The Holy See has warned that parents should not allow their children to dress up as ghosts and ghouls on Saturday, calling Hallowe’en a pagan celebration of “terror, fear and death”.

The Roman Catholic Church has become alarmed in recent years by the spread of Hallowe’en traditions from the US to other countries around the world. …

The Vatican issued the warning through its official newspaper, L’Osservatore Romano, in an article headlined “Hallowe’en’s Dangerous Messages”.

The paper quoted a liturgical expert, Joan Maria Canals, who said: “Hallowe’en has an undercurrent of occultism and is absolutely anti-Christian.”

Let’s be clear on the matter: Halloween as it’s celebrated in the United States, is more or less a modern holiday created by a culture which happens to be majority-Christian. Sure, it has elements of the old Celtic Samhain, as well as a few other pagan influences. But it also has more modern influences, e.g. Guy Fawkes Day. It is firmly pegged on the Christian calendar as the evening prior to All Saints’ Day (aka All Hallows’ Day, hence, Hallow E’en). Halloween is, in short, an amalgam of pre-Christian as well as Christian-era practices, contorted by American commercialism into something which has completely lost any tangible connection to anything the Druids were doing in ancient Europe on Samhain, or even to the Gunpowder Plot cooked up by Guy Fawkes.
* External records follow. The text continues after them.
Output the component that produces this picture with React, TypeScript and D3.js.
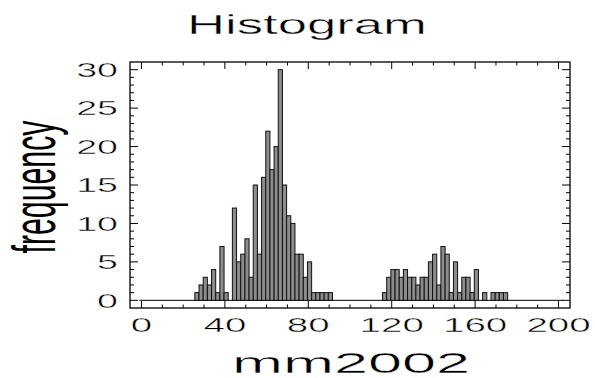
import React from "react";
import * as d3 from "d3";

// Histogram bin counts (bin width 2, first bin starting at 25.6)
const BIN_START = 25.6;
const BIN_WIDTH = 2;
const counts = [
  1, 2, 3, 2, 4, 1, 7, 1, 0, 12,
  5, 6, 8, 3, 15, 6, 16, 22, 17, 20,
  30, 15, 11, 10, 6, 6, 3, 5, 1, 1,
  1, 1, 1, 0, 0, 0, 0, 0, 0, 0,
  0, 0, 0, 0, 0, 1, 3, 4, 4, 3,
  4, 3, 3, 2, 3, 3, 5, 6, 2, 7,
  6, 1, 5, 1, 3, 3, 1, 4, 0, 1,
  0, 1, 1, 1, 1,
];
const xTickLabels = [0, 40, 80, 120, 160, 200];
const yTickLabels = [0, 5, 10, 15, 20, 25, 30];
const xMinorTicks = d3.range(0, 201, 10);
const yMinorTicks = d3.range(0, 31, 1);
const TITLE = "Histogram";
const X_LABEL = "mm2002";
const Y_LABEL = "frequency";

const W = 595;
const H = 378;
const L = 130, R = 570, T = 62, B = 308;
const FONT = "'Liberation Sans', Arial, Helvetica, sans-serif";
const SX = 1.88;
const thin = { stroke: "#fff", strokeWidth: 0.4 } as const;

export default function App() {
  const x = d3.scaleLinear().domain([-5.5, 205.5]).range([L, R]);
  const y = d3.scaleLinear().domain([-1, 31]).range([B, T]);
  const bins = counts.map((c, i) => ({
    x0: BIN_START + i * BIN_WIDTH,
    x1: BIN_START + (i + 1) * BIN_WIDTH,
    c,
  }));

  return (
    <svg
      width={W}
      height={H}
      style={{ position: "absolute", left: 0, top: 0, background: "#fff" }}
    >
      {/* title */}
      <text
        x={307}
        y={34}
        fontFamily={FONT}
        fontSize={28}
        textAnchor="middle"
        textLength={240}
        lengthAdjust="spacingAndGlyphs"
        fill="#000"
        {...thin}
      >
        {TITLE}
      </text>

      {/* zero baseline */}
      <line x1={x(-1)} x2={x(202)} y1={y(0)} y2={y(0)} stroke="#000" strokeWidth={1} />

      {/* bars */}
      {bins
        .filter((b) => b.c > 0)
        .map((b, i) => (
          <rect
            key={i}
            x={x(b.x0)}
            y={y(b.c)}
            width={x(b.x1) - x(b.x0)}
            height={y(0) - y(b.c)}
            fill="#8c8c8c"
            stroke="#111"
            strokeWidth={1}
          />
        ))}

      {/* frame */}
      <rect x={L} y={T} width={R - L} height={B - T} fill="none" stroke="#000" strokeWidth={1.3} />

      {/* y ticks */}
      {yMinorTicks.map((v) => {
        const major = v % 5 === 0;
        const len = major ? 8 : 4;
        return (
          <g key={"y" + v}>
            <line x1={L} x2={L + len} y1={y(v)} y2={y(v)} stroke="#000" />
            <line x1={R} x2={R - len} y1={y(v)} y2={y(v)} stroke="#000" />
          </g>
        );
      })}
      {/* x ticks */}
      {xMinorTicks.map((v) => {
        const major = v % 40 === 0;
        const len = major ? 7 : 3.5;
        return (
          <g key={"x" + v}>
            <line x1={x(v)} x2={x(v)} y1={B} y2={B - len} stroke="#000" />
            <line x1={x(v)} x2={x(v)} y1={T} y2={T + len} stroke="#000" />
          </g>
        );
      })}

      {/* y tick labels */}
      {yTickLabels.map((v) => (
        <text
          key={"yl" + v}
          transform={`translate(118,${y(v)}) scale(${SX},1)`}
          dy="0.36em"
          fontFamily={FONT}
          fontSize={20}
          textAnchor="end"
          fill="#000"
          {...thin}
        >
          {v}
        </text>
      ))}

      {/* x tick labels */}
      {xTickLabels.map((v) => (
        <text
          key={"xl" + v}
          transform={`translate(${x(v)},332) scale(${SX},1)`}
          fontFamily={FONT}
          fontSize={20.5}
          textAnchor="middle"
          fill="#000"
          {...thin}
        >
          {v}
        </text>
      ))}

      {/* x label */}
      <text
        x={351}
        y={373}
        fontFamily={FONT}
        fontSize={29}
        textAnchor="middle"
        textLength={238}
        lengthAdjust="spacingAndGlyphs"
        fill="#000"
        {...thin}
      >
        {X_LABEL}
      </text>

      {/* y label */}
      <text
        transform={`translate(55,187) scale(2,1) rotate(-90)`}
        fontFamily={FONT}
        fontSize={31}
        textAnchor="middle"
        textLength={133}
        lengthAdjust="spacingAndGlyphs"
        fill="#000"
      >
        {Y_LABEL}
      </text>
    </svg>
  );
}
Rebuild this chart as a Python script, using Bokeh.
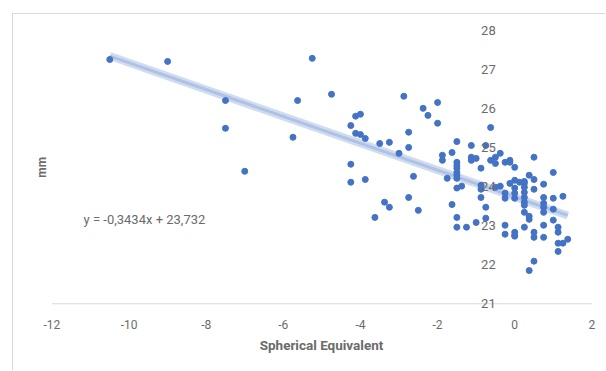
import math
from bokeh.plotting import figure
from bokeh.models import Range1d, LinearAxis, Label, FixedTicker
from bokeh.embed import file_html
from bokeh.resources import INLINE

# Spherical equivalent (D) and axial length (mm)
se = [-10.5, -9.0, -7.5, -7.5, -7.0, -5.25, -5.63, -5.75, -4.75,
      -2.875, -2.375, -2.0, -2.25, -2.0,
      -4.125, -4.0, -4.25, -4.125, -4.0, -3.875, -3.5, -3.25,
      -2.75, -2.75, -3.0, -1.875, -1.875, -4.25, -4.25, -3.875, -2.625, -1.75,
      -3.375, -3.25, -3.625, -2.75, -2.5,
      -0.625, -1.5, -1.125, -0.75, -1.625,
      -1.5, -1.5, -1.5, -1.5, -1.5, -1.5,
      -1.125, -1.125, -1.0, -0.875,
      -0.625, -0.5, -0.375, -0.5, -0.25, -0.125, -0.125, 0.0,
      -1.375, -1.5, -0.875, -0.875, -0.5, -0.375, -0.25, -0.25,
      -0.875, -1.625, -0.75, -1.5, -0.75, -1.0, -1.5, -1.25,
      -0.25, -0.25, 0.0,
      0.5, 1.0, 0.375, 0.5,
      -0.125, 0.0, 0.125, 0.25, 0.25,
      0.0, 0.0, 0.0,
      0.25, 0.25, 0.25, 0.25, 0.25,
      0.5, 0.75, 0.75, 0.75, 0.75, 0.75, 1.0, 1.25, 1.0,
      0.25, 0.375, 0.375,
      0.0, 0.0, 0.25, 0.5, 0.5, 0.75, 0.75, 1.0,
      1.125, 1.125, 1.375, 1.125, 1.25, 1.125, 0.5, 0.375]
axial = [27.25, 27.20, 26.20, 25.49, 24.39, 27.28, 26.20, 25.26, 26.36,
         26.31, 26.00, 26.15, 25.82, 25.62,
         25.80, 25.85, 25.56, 25.36, 25.33, 25.23, 25.10, 25.13,
         25.39, 25.00, 24.85, 24.80, 24.67, 24.57, 24.11, 24.18, 24.26, 24.21,
         23.60, 23.47, 23.21, 23.72, 23.39,
         25.51, 25.15, 25.05, 25.05, 24.87,
         24.62, 24.54, 24.47, 24.36, 24.29, 24.21,
         24.75, 24.67, 24.72, 24.47,
         24.67, 24.75, 24.85, 24.59, 24.62, 24.67, 24.62, 24.49,
         24.01, 23.96, 24.03, 23.93, 23.98, 24.01, 23.83, 23.70,
         23.72, 23.54, 23.47, 23.21, 23.19, 23.08, 22.96, 22.96,
         23.01, 22.78, 22.75,
         24.75, 24.36, 24.29, 24.18,
         24.08, 24.16, 24.11, 24.13, 24.08,
         23.96, 23.83, 23.70,
         23.98, 23.85, 23.72, 23.60, 23.52,
         23.93, 24.06, 23.72, 23.57, 23.47, 23.34, 23.70, 23.75, 23.42,
         23.34, 23.24, 23.16,
         22.83, 22.73, 22.96, 22.83, 22.70, 23.01, 22.70, 23.14,
         22.96, 22.83, 22.65, 22.55, 22.55, 22.34, 22.09, 21.85]

x_ticks = [-12, -10, -8, -6, -4, -2, 0, 2]
y_ticks = [21, 22, 23, 24, 25, 26, 27, 28]
slope = -0.3434
intercept = 23.732
eq_text = "y = -0,3434x + 23,732"
x_title = "Spherical Equivalent"
y_title = "mm"

FONT = "Roboto"
GREY = "#6b6b6b"
BLUE = "#4472C4"

p = figure(width=593, height=357, x_range=Range1d(-12.4, 2.38), y_range=Range1d(19.6, 28.35),
           output_backend="svg", toolbar_location=None, y_axis_location=None,
           min_border_left=23, min_border_right=0, min_border_top=2, min_border_bottom=13)
p.margin = (13, 0, 0, 12)
p.styles = {"border-left": "1px solid #d9d9d9", "border-top": "1px solid #d9d9d9"}
p.outline_line_color = None
p.background_fill_color = "#ffffff"
p.border_fill_color = "#ffffff"
p.xgrid.visible = False
p.ygrid.visible = False

# x axis drawn at y = 21
xa = p.xaxis[0]
xa.fixed_location = y_ticks[0]
xa.ticker = FixedTicker(ticks=x_ticks)
xa.major_label_overrides = {t: str(t) for t in x_ticks}
xa.axis_line_color = None
xa.major_tick_line_color = None
xa.minor_tick_line_color = None
xa.major_label_standoff = 10
xa.major_label_text_font = FONT
xa.major_label_text_font_size = "12px"
xa.major_label_text_color = GREY
xa.axis_label = x_title
xa.axis_label_text_font = FONT
xa.axis_label_text_font_size = "13.5px"
xa.axis_label_text_font_style = "bold"
xa.axis_label_text_color = GREY
xa.axis_label_standoff = 5

# axis line spanning the tick range
p.line([x_ticks[0], x_ticks[-1]], [y_ticks[0], y_ticks[0]], color="#d9d9d9", line_width=1)

# y tick labels at x = 0
ya0 = LinearAxis(fixed_location=0, ticker=FixedTicker(ticks=y_ticks))
ya0.axis_line_color = None
ya0.major_tick_line_color = None
ya0.minor_tick_line_color = None
ya0.major_label_standoff = 13
ya0.major_label_text_font = FONT
ya0.major_label_text_font_size = "13px"
ya0.major_label_text_color = GREY
p.add_layout(ya0, "left")

# y title
p.add_layout(Label(x=-12.27, y=24.49, text=y_title, angle=math.pi / 2, text_font=FONT,
                   text_font_size="12px", text_font_style="bold", text_color=GREY,
                   text_align="center", text_baseline="middle"))

# trendline
tx = [min(se), max(se)]
ty = [slope * v + intercept for v in tx]
p.line(tx, ty, line_width=8, color=BLUE, alpha=0.25)
p.line(tx, ty, line_width=3, color=BLUE, alpha=0.25)

p.scatter(se, axial, size=6, color=BLUE, line_color=BLUE)

p.add_layout(Label(x=-11.18, y=23.15, text=eq_text, text_font=FONT, text_font_size="13px",
                   text_color=GREY, text_baseline="middle", text_align="left"))

open("out.html", "w").write(file_html(p, INLINE))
Put another way … Halloween is not a religious holiday. It is also not an areligious holiday. It has very little to do with Christianity, except that it happens to be the evening before All Saints Day.

The Pope makes the mistake of trying to relate everything to his religion, and because he doesn’t understand what he’s talking about, he decides it can only be “against” Christianity. Well, your Holiness, this time it’s not about Christianity or Catholicism at all. Put your Christian persecution complex away for once and try to grow up just enough to understand that. OK?